1. Les territoires perdus de la République

L’eau a coulé sous le pont depuis 1974. Spanish Harlem et le Bronx sont désormais des quartiers « intégrés » à caractère bobo (pour emprunter une expression française) et les criminels qui y séjournent sont ceux du crime organisé qui profitent et surtout ne contestent pas l’ordre de la cité. Ils agissent discrètement, efficacement sous le terme classique définissant la pègre : ils sont underground. C’est à dire, et contrairement au terme lui-même, des citoyens modèle gérant en symbiose une partie des affaires politiques et économiques de la cité. Sans faire de vagues, sans contester le théâtre de la légalité républicaine. Un peu comme pendant les années d’avant et d’après guerre en France où, à Marseille ou à Lyon, les municipalités géraient en toute intelligence la cité avec le « milieu ». Pour tout marseillais, c’était l’âge d’or de leur ville, et les malfrats rebelles de l’époque, tel Pierrot le fou à Paris trouvaient refuge non pas dans la banlieue rouge mais dans ses environs campagnards et les îles bucoliques de l’Ile de France.
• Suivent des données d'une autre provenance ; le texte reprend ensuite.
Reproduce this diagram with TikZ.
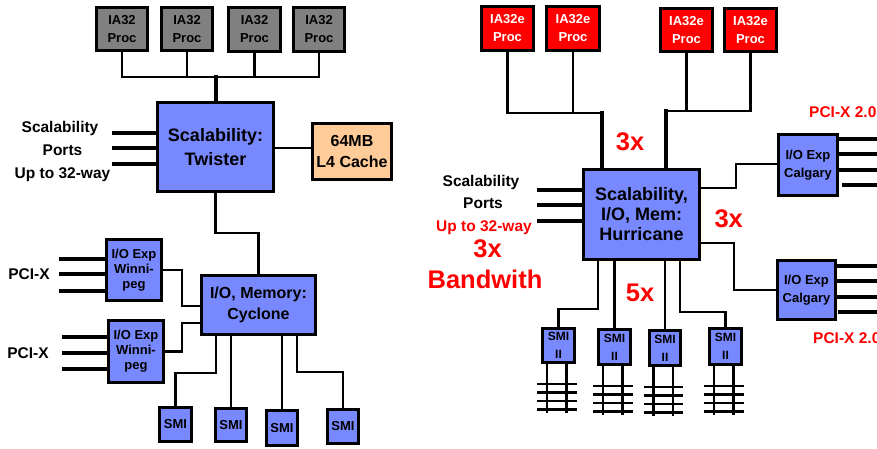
\documentclass[tikz,border=0pt]{standalone}
\usepackage{fontspec}
\setmainfont{Liberation Sans}
\usetikzlibrary{calc}
\definecolor{boxblue}{HTML}{7888FF}
\definecolor{procgray}{HTML}{808080}
\definecolor{procred}{HTML}{FF0000}
\definecolor{cachebg}{HTML}{FFCC99}
\definecolor{txtred}{HTML}{FF0000}
\newcommand\fz[2]{\fontsize{#1}{#2}\selectfont\bfseries}
\begin{document}
\begin{tikzpicture}[x=1pt,y=-1pt,
  box/.style={draw=black,line width=3pt,inner sep=0pt,align=center},
  bbox/.style={box,fill=boxblue},
  gproc/.style={box,fill=procgray,font=\fz{13}{18}},
  rproc/.style={box,fill=procred,text=white,font=\fz{13}{18}},
  wire/.style={line width=2.3pt},
  bus/.style={line width=4pt,line cap=rect},
  port/.style={line width=4pt},
  tick/.style={line width=2.5pt},
  lbl/.style={anchor=base,inner sep=0pt,font=\fz{15.5}{18}},
  big/.style={anchor=base,inner sep=0pt,text=txtred,font=\fz{25.5}{30}}]
\useasboundingbox (0,0) rectangle (877,448);
\clip (0,0) rectangle (877,448);
\fill[white] (0,0) rectangle (877,448);

% ---------------- left system ----------------
\node[gproc,minimum width=51pt,minimum height=43pt] (p1) at (122,29) {IA32\\Proc};
\node[gproc,minimum width=51pt,minimum height=43pt] (p2) at (187,29) {IA32\\Proc};
\node[gproc,minimum width=52pt,minimum height=44pt] (p3) at (254.5,29.5) {IA32\\Proc};
\node[gproc,minimum width=51pt,minimum height=44pt] (p4) at (319,29.5) {IA32\\Proc};

\node[bbox,minimum width=116pt,minimum height=89pt,font=\fz{18}{24}] (tw) at (215.5,147) {Scalability:\\Twister};
\node[box,fill=cachebg,minimum width=79pt,minimum height=56pt,font=\fz{16}{21}] (l4) at (352,151.5) {64MB\\L4 Cache};
\node[bbox,minimum width=114pt,minimum height=59pt,font=\fz{16}{21}] (cy) at (258.5,305) {I/O, Memory:\\Cyclone};
\node[bbox,minimum width=55pt,minimum height=61pt,font=\fz{13}{15}] (w1) at (134,270) {I/O Exp\\Winni-\\peg};
\node[bbox,minimum width=55pt,minimum height=62pt,font=\fz{13}{15}] (w2) at (136,351.5) {I/O Exp\\Winni-\\peg};
\node[bbox,minimum width=32pt,minimum height=34pt,font=\fz{13}{15}] (smi1) at (175.5,424.5) {SMI};
\node[bbox,minimum width=31pt,minimum height=33pt,font=\fz{13}{15}] (smi2) at (231,425) {SMI};
\node[bbox,minimum width=31pt,minimum height=35pt,font=\fz{13}{15}] (smi3) at (282,428) {SMI};
\node[bbox,minimum width=31pt,minimum height=34pt,font=\fz{13}{15}] (smi4) at (343,426.5) {SMI};

\coordinate (lbus) at (216,77);
\draw[wire] (p1.south) |- (lbus) -| (p4.south);
\draw[wire] (p2.south) -- (p2.south |- lbus);
\draw[wire] (p3.south) -- (p3.south |- lbus);
\draw[bus] (lbus) -- (lbus |- tw.north);

\foreach \y in {133,148,164} \draw[port] (tw.west |- 0,\y) -- (112,\y);
\draw[wire] (tw.east |- 0,148) -- (l4.west |- 0,148);
\draw[wire] (tw.south) -- ++(0,40) -| (cy.north);
\draw[wire] (w1.east) -| (182,306) -- (cy.west |- 0,306);
\draw[wire] (w2.east) -| (182,323) -- (cy.west |- 0,323);
\foreach \y in {259,274,291} \draw[port] (w1.west |- 0,\y) -- (59,\y);
\foreach \y in {337,353,369} \draw[port] (w2.west |- 0,\y) -- (62,\y);

\draw[wire] (cy.south -| 216,0) |- (smi1.north |- 0,373) -- (smi1.north);
\draw[wire] (cy.south -| smi2.north) -- (smi2.north);
\draw[wire] (cy.south -| smi3.north) -- (smi3.north);
\draw[wire] (cy.south -| 297,0) |- (smi4.north |- 0,372) -- (smi4.north);

\node[lbl] (ls1) at (60,132) {Scalability};
\node[lbl] (ls2) at (62.5,155) {Ports};
\node[lbl] (ls3) at (62.5,178) {Up to 32-way};
\node[lbl] (pcx1) at (29,279) {PCI-X};
\node[lbl] (pcx2) at (28,358) {PCI-X};

% ---------------- right system ----------------
\node[rproc,minimum width=52pt,minimum height=44pt] (q1) at (507.5,28.5) {IA32e\\Proc};
\node[rproc,minimum width=53pt,minimum height=44pt] (q2) at (573,28.5) {IA32e\\Proc};
\node[rproc,minimum width=52pt,minimum height=43pt] (q3) at (686.5,30) {IA32e\\Proc};
\node[rproc,minimum width=52pt,minimum height=43pt] (q4) at (750.5,30) {IA32e\\Proc};

\node[bbox,minimum width=116pt,minimum height=90pt,font=\fz{18}{20}] (hu) at (641.5,214.5) {Scalability,\\I/O, Mem:\\Hurricane};
\node[bbox,minimum width=59pt,minimum height=61pt,font=\fz{13}{18}] (c1) at (808,165) {I/O Exp\\Calgary};
\node[bbox,minimum width=58pt,minimum height=59pt,font=\fz{13}{18}] (c2) at (806.5,290) {I/O Exp\\Calgary};
\node[bbox,minimum width=32pt,minimum height=34pt,font=\fz{12}{18}] (r1) at (558.5,345.5) {SMI\\II};
\node[bbox,minimum width=32pt,minimum height=35pt,font=\fz{12}{18}] (r2) at (614.5,347) {SMI\\II};
\node[bbox,minimum width=31pt,minimum height=35pt,font=\fz{12}{18}] (r3) at (665,348) {SMI\\II};
\node[bbox,minimum width=32pt,minimum height=36pt,font=\fz{12}{18}] (r4) at (725.5,346.5) {SMI\\II};

\coordinate (rb1) at (602,113);
\coordinate (rb2) at (666,111);
\draw[wire] (q1.south) |- (rb1);
\draw[wire] (q2.south) -- (q2.south |- rb1);
\draw[wire] (q3.south) |- (rb2);
\draw[wire] (q4.south) |- (rb2);
\draw[bus] (rb1) -- (rb1 |- hu.north);
\draw[bus] (rb2) -- (rb2 |- hu.north);

\foreach \y in {190,205,221} \draw[port] (hu.west |- 0,\y) -- (537,\y);
\draw[wire] (hu.east |- 0,188) -| (736,164) -- (c1.west |- 0,164);
\draw[wire] (hu.east |- 0,243) -| (734,290) -- (c2.west);
\foreach \y in {139,154,170} \draw[port] (c1.east |- 0,\y) -- (885,\y);
\draw[port] ($(c1.east |- 0,185)+(3,0)$) -- (885,185);
\foreach \y in {266,281,297} \draw[port] (c2.east |- 0,\y) -- (885,\y);
\draw[port] ($(c2.east |- 0,312)+(1,0)$) -- (885,312);

\draw[wire] (hu.south -| 598,0) |- (r1.north |- 0,309) -- (r1.north);
\draw[wire] (hu.south -| r2.north) -- (r2.north);
\draw[wire] (hu.south -| r3.north) -- (r3.north);
\draw[wire] (hu.south -| 680,0) |- (r4.north |- 0,312) -- (r4.north);

\foreach \b in {r1,r2,r3,r4}{
  \foreach \dx in {-11.5,8}{
    \draw[wire] ($(\b.south)+(\dx,0)$) -- ++(0,49);
    \foreach \dy in {20,28.5,37,45.5}
      \draw[tick] ($(\b.south)+(\dx-10,\dy)$) -- ++(20,0);
  }
}

\node[lbl] (rs1) at (481,186) {Scalability};
\node[lbl] (rs2) at (483,208) {Ports};
\node[lbl,text=txtred] (rs3) at (484,231) {Up to 32-way};
\node[big] (bw1) at (487.5,257) {3x};
\node[big] (bw2) at (485,288) {Bandwith};
\node[big] (x3a) at (630,150) {3x};
\node[big] (x3b) at (728.7,227) {3x};
\node[big] (x5) at (640,301) {5x};
\node[lbl,anchor=base west,text=txtred] (pc1) at (809,117) {PCI-X 2.0};
\node[lbl,anchor=base west,text=txtred] (pc2) at (813,343) {PCI-X 2.0};
\end{tikzpicture}
\end{document}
Pour revenir à New York, c’est un fait incontestable, la ville, saignée à blanc, est désormais en état de faillite à cause des coûts de sa politique de « tolérance zéro » : des dizaines de milliers de policiers ont été engagés, des centaines de policiers ont été chassés de leur poste pour cause ce corruption (intelligence avec « l’ennemi »), des juges, des procureurs, des fonctionnaires municipaux. Mais le résultat est là. Une seule loi fut votée pour accompagner la reprise des territoires perdus. Une. En France et depuis dix ans, pour le même objectif, 17 lois ont été votées mais parallèlement près de dix mille postes de fonctionnaires de la police/gendarmerie ont été supprimés. Le morcellement du territoire en fiefs et l’abandon des espaces urbains par la Cité ont été accompagnés par une privatisation des forces de l’ordre qui ne vise plus la sécurité de la Cité dans son ensemble mais des espaces privés (supermarchés par exemple), publics (aéroports) et semi-publics (logement social par exemple) en tant que tels. Quel que soit le discours « global », et certaines réformes touchant à la police et la gendarmerie en ce sens, les faits indiquent clairement un morcellement et un désengagement de la Cité des avant-postes de l’Etat de droit, là où il est fortement contesté par des assauts d’un contre-pouvoir aux valeurs éminemment féodales. Les polices municipales, dont le rôle n’est nullement contesté, ne sont cependant qu’une réponse éclatée, face à des territoires et des anti-pouvoirs éclatés et multiples. Ainsi, la « stratégie » est remplacée par la « coordination », le global par le local, l’anticipation par la pression du fait divers. Les ministres en charge de l’ordre public se transforment en commis voyageurs, répondant au plus pressant et « vendant » des lois nouvelles chaque fois plus spécifiques et chaque fois moins stratégiques.
Pourtant, les outils pour une approche géo-spatiale globale ne manquent pas. Ni même, avec l’INHESJ, la réflexion à long terme et les propositions stratégiques mis à la disposition du politique. Ni enfin une vision permettant d’agir au sein des environnements entropiques complexes. Mais, de toute évidence, les moyens pour mettre en œuvre des politiques cohérentes et la volonté politique de les délester de la dictature du court - terme et de la pression médiatique font défaut.
Eric Ciotti, disait hier : « la lutte contre la délinquance ne se gagne pas dans des colloques mais dans la rue ». Je crois avoir entendu des paroles similaires par ceux justement qui « tiennent la rue et ses trottoirs ».
On ne peut pas exiger des proxénètes et autres caïds une intelligence anticipative mais on peut l’espérer du secrétaire général de l’UMP chargé des questions de sécurité.